- WHAT THE TASK REQUIRES
Transcribe all of the material exactly.
-- Start THE DATA --
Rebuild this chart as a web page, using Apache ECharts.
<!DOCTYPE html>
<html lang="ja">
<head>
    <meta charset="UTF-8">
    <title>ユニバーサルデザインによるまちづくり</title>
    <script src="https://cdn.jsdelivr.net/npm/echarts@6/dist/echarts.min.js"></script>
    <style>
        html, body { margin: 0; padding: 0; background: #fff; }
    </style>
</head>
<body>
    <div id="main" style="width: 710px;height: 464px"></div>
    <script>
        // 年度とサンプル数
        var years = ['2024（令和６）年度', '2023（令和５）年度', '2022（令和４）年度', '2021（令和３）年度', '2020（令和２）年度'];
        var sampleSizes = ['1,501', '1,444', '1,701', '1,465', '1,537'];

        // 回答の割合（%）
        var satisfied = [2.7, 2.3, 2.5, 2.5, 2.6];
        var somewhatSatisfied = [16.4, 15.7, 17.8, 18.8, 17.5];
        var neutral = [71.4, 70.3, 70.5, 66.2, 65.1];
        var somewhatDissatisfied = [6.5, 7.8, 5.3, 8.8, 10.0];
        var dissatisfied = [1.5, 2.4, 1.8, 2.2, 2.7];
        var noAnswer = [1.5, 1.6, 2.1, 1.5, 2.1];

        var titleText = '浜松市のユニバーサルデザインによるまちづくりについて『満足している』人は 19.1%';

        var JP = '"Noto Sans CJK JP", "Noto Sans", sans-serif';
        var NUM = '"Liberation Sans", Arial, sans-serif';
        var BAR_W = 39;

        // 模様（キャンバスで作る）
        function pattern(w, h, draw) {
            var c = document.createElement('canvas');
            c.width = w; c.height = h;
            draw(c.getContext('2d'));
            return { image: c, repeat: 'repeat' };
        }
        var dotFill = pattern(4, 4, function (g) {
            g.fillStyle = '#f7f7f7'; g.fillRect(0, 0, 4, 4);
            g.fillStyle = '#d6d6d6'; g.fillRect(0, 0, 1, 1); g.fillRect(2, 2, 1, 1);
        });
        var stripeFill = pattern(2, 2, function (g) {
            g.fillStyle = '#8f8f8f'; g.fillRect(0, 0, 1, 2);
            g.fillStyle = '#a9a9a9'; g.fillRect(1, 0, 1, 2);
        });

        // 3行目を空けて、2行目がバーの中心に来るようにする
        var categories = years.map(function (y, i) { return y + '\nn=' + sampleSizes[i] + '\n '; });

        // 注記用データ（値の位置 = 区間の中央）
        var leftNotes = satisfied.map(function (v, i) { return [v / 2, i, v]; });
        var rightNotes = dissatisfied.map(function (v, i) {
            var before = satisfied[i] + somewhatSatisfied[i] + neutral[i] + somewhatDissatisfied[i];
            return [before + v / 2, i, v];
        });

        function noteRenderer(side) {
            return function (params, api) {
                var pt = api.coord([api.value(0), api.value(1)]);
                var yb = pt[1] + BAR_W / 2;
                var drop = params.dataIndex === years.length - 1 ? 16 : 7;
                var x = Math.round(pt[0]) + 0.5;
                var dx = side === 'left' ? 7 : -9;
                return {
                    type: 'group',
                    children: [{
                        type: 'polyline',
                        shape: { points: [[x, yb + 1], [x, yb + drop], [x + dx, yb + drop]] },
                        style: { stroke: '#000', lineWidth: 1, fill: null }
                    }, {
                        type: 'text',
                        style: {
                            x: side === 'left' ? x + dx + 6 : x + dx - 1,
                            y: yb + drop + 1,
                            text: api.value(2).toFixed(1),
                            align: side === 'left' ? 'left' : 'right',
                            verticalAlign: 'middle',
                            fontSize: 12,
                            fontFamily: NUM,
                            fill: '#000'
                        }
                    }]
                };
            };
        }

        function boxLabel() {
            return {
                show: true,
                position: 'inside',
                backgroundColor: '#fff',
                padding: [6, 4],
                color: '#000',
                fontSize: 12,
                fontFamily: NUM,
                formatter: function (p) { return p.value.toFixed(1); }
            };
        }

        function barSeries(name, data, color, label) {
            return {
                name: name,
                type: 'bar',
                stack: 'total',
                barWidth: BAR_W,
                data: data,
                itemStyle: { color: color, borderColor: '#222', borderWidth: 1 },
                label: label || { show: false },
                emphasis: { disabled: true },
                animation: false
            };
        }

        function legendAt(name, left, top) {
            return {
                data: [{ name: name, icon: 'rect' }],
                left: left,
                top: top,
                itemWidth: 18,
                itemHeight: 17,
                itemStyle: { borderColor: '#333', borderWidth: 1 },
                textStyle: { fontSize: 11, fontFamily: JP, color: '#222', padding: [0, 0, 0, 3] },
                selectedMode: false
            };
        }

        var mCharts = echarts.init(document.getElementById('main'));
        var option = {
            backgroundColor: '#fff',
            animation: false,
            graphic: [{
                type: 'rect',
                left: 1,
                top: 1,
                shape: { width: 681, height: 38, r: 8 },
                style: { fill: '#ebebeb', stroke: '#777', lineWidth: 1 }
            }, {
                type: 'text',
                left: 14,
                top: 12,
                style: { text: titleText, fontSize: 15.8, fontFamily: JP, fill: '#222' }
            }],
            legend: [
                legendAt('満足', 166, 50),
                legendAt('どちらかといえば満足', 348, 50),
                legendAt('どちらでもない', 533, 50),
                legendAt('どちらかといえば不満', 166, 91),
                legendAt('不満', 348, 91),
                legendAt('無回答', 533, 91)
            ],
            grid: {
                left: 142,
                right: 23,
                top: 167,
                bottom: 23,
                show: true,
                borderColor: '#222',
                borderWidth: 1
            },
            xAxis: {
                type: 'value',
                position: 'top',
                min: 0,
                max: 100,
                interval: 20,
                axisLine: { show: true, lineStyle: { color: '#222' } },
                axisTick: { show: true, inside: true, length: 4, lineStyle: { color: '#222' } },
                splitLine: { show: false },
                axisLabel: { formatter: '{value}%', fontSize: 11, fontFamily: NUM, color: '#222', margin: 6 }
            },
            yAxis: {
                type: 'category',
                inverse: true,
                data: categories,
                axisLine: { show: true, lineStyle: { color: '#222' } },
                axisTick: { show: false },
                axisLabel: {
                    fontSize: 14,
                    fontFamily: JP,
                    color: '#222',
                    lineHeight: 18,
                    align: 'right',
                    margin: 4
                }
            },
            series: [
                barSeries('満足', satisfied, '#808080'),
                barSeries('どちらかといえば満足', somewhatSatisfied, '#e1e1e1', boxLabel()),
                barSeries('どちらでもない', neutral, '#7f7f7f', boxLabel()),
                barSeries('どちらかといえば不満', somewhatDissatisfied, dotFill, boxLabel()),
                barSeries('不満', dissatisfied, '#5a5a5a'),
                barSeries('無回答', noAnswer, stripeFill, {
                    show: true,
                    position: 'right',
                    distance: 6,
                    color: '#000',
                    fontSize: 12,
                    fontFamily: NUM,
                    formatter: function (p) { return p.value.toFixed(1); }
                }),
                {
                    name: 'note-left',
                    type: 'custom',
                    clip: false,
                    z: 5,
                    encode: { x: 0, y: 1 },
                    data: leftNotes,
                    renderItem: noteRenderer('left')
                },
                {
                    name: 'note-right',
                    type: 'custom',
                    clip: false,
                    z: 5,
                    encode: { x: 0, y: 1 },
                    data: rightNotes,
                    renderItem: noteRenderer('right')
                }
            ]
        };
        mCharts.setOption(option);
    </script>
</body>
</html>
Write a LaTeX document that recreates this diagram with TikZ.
-- End THE DATA --
- FULL ANSWER
Rebuild this chart as a web page, using Apache ECharts.
<!DOCTYPE html>
<html lang="ja">
<head>
    <meta charset="UTF-8">
    <title>ユニバーサルデザインによるまちづくり</title>
    <script src="https://cdn.jsdelivr.net/npm/echarts@6/dist/echarts.min.js"></script>
    <style>
        html, body { margin: 0; padding: 0; background: #fff; }
    </style>
</head>
<body>
    <div id="main" style="width: 710px;height: 464px"></div>
    <script>
        // 年度とサンプル数
        var years = ['2024（令和６）年度', '2023（令和５）年度', '2022（令和４）年度', '2021（令和３）年度', '2020（令和２）年度'];
        var sampleSizes = ['1,501', '1,444', '1,701', '1,465', '1,537'];

        // 回答の割合（%）
        var satisfied = [2.7, 2.3, 2.5, 2.5, 2.6];
        var somewhatSatisfied = [16.4, 15.7, 17.8, 18.8, 17.5];
        var neutral = [71.4, 70.3, 70.5, 66.2, 65.1];
        var somewhatDissatisfied = [6.5, 7.8, 5.3, 8.8, 10.0];
        var dissatisfied = [1.5, 2.4, 1.8, 2.2, 2.7];
        var noAnswer = [1.5, 1.6, 2.1, 1.5, 2.1];

        var titleText = '浜松市のユニバーサルデザインによるまちづくりについて『満足している』人は 19.1%';

        var JP = '"Noto Sans CJK JP", "Noto Sans", sans-serif';
        var NUM = '"Liberation Sans", Arial, sans-serif';
        var BAR_W = 39;

        // 模様（キャンバスで作る）
        function pattern(w, h, draw) {
            var c = document.createElement('canvas');
            c.width = w; c.height = h;
            draw(c.getContext('2d'));
            return { image: c, repeat: 'repeat' };
        }
        var dotFill = pattern(4, 4, function (g) {
            g.fillStyle = '#f7f7f7'; g.fillRect(0, 0, 4, 4);
            g.fillStyle = '#d6d6d6'; g.fillRect(0, 0, 1, 1); g.fillRect(2, 2, 1, 1);
        });
        var stripeFill = pattern(2, 2, function (g) {
            g.fillStyle = '#8f8f8f'; g.fillRect(0, 0, 1, 2);
            g.fillStyle = '#a9a9a9'; g.fillRect(1, 0, 1, 2);
        });

        // 3行目を空けて、2行目がバーの中心に来るようにする
        var categories = years.map(function (y, i) { return y + '\nn=' + sampleSizes[i] + '\n '; });

        // 注記用データ（値の位置 = 区間の中央）
        var leftNotes = satisfied.map(function (v, i) { return [v / 2, i, v]; });
        var rightNotes = dissatisfied.map(function (v, i) {
            var before = satisfied[i] + somewhatSatisfied[i] + neutral[i] + somewhatDissatisfied[i];
            return [before + v / 2, i, v];
        });

        function noteRenderer(side) {
            return function (params, api) {
                var pt = api.coord([api.value(0), api.value(1)]);
                var yb = pt[1] + BAR_W / 2;
                var drop = params.dataIndex === years.length - 1 ? 16 : 7;
                var x = Math.round(pt[0]) + 0.5;
                var dx = side === 'left' ? 7 : -9;
                return {
                    type: 'group',
                    children: [{
                        type: 'polyline',
                        shape: { points: [[x, yb + 1], [x, yb + drop], [x + dx, yb + drop]] },
                        style: { stroke: '#000', lineWidth: 1, fill: null }
                    }, {
                        type: 'text',
                        style: {
                            x: side === 'left' ? x + dx + 6 : x + dx - 1,
                            y: yb + drop + 1,
                            text: api.value(2).toFixed(1),
                            align: side === 'left' ? 'left' : 'right',
                            verticalAlign: 'middle',
                            fontSize: 12,
                            fontFamily: NUM,
                            fill: '#000'
                        }
                    }]
                };
            };
        }

        function boxLabel() {
            return {
                show: true,
                position: 'inside',
                backgroundColor: '#fff',
                padding: [6, 4],
                color: '#000',
                fontSize: 12,
                fontFamily: NUM,
                formatter: function (p) { return p.value.toFixed(1); }
            };
        }

        function barSeries(name, data, color, label) {
            return {
                name: name,
                type: 'bar',
                stack: 'total',
                barWidth: BAR_W,
                data: data,
                itemStyle: { color: color, borderColor: '#222', borderWidth: 1 },
                label: label || { show: false },
                emphasis: { disabled: true },
                animation: false
            };
        }

        function legendAt(name, left, top) {
            return {
                data: [{ name: name, icon: 'rect' }],
                left: left,
                top: top,
                itemWidth: 18,
                itemHeight: 17,
                itemStyle: { borderColor: '#333', borderWidth: 1 },
                textStyle: { fontSize: 11, fontFamily: JP, color: '#222', padding: [0, 0, 0, 3] },
                selectedMode: false
            };
        }

        var mCharts = echarts.init(document.getElementById('main'));
        var option = {
            backgroundColor: '#fff',
            animation: false,
            graphic: [{
                type: 'rect',
                left: 1,
                top: 1,
                shape: { width: 681, height: 38, r: 8 },
                style: { fill: '#ebebeb', stroke: '#777', lineWidth: 1 }
            }, {
                type: 'text',
                left: 14,
                top: 12,
                style: { text: titleText, fontSize: 15.8, fontFamily: JP, fill: '#222' }
            }],
            legend: [
                legendAt('満足', 166, 50),
                legendAt('どちらかといえば満足', 348, 50),
                legendAt('どちらでもない', 533, 50),
                legendAt('どちらかといえば不満', 166, 91),
                legendAt('不満', 348, 91),
                legendAt('無回答', 533, 91)
            ],
            grid: {
                left: 142,
                right: 23,
                top: 167,
                bottom: 23,
                show: true,
                borderColor: '#222',
                borderWidth: 1
            },
            xAxis: {
                type: 'value',
                position: 'top',
                min: 0,
                max: 100,
                interval: 20,
                axisLine: { show: true, lineStyle: { color: '#222' } },
                axisTick: { show: true, inside: true, length: 4, lineStyle: { color: '#222' } },
                splitLine: { show: false },
                axisLabel: { formatter: '{value}%', fontSize: 11, fontFamily: NUM, color: '#222', margin: 6 }
            },
            yAxis: {
                type: 'category',
                inverse: true,
                data: categories,
                axisLine: { show: true, lineStyle: { color: '#222' } },
                axisTick: { show: false },
                axisLabel: {
                    fontSize: 14,
                    fontFamily: JP,
                    color: '#222',
                    lineHeight: 18,
                    align: 'right',
                    margin: 4
                }
            },
            series: [
                barSeries('満足', satisfied, '#808080'),
                barSeries('どちらかといえば満足', somewhatSatisfied, '#e1e1e1', boxLabel()),
                barSeries('どちらでもない', neutral, '#7f7f7f', boxLabel()),
                barSeries('どちらかといえば不満', somewhatDissatisfied, dotFill, boxLabel()),
                barSeries('不満', dissatisfied, '#5a5a5a'),
                barSeries('無回答', noAnswer, stripeFill, {
                    show: true,
                    position: 'right',
                    distance: 6,
                    color: '#000',
                    fontSize: 12,
                    fontFamily: NUM,
                    formatter: function (p) { return p.value.toFixed(1); }
                }),
                {
                    name: 'note-left',
                    type: 'custom',
                    clip: false,
                    z: 5,
                    encode: { x: 0, y: 1 },
                    data: leftNotes,
                    renderItem: noteRenderer('left')
                },
                {
                    name: 'note-right',
                    type: 'custom',
                    clip: false,
                    z: 5,
                    encode: { x: 0, y: 1 },
                    data: rightNotes,
                    renderItem: noteRenderer('right')
                }
            ]
        };
        mCharts.setOption(option);
    </script>
</body>
</html>
Write a LaTeX document that recreates this diagram with TikZ.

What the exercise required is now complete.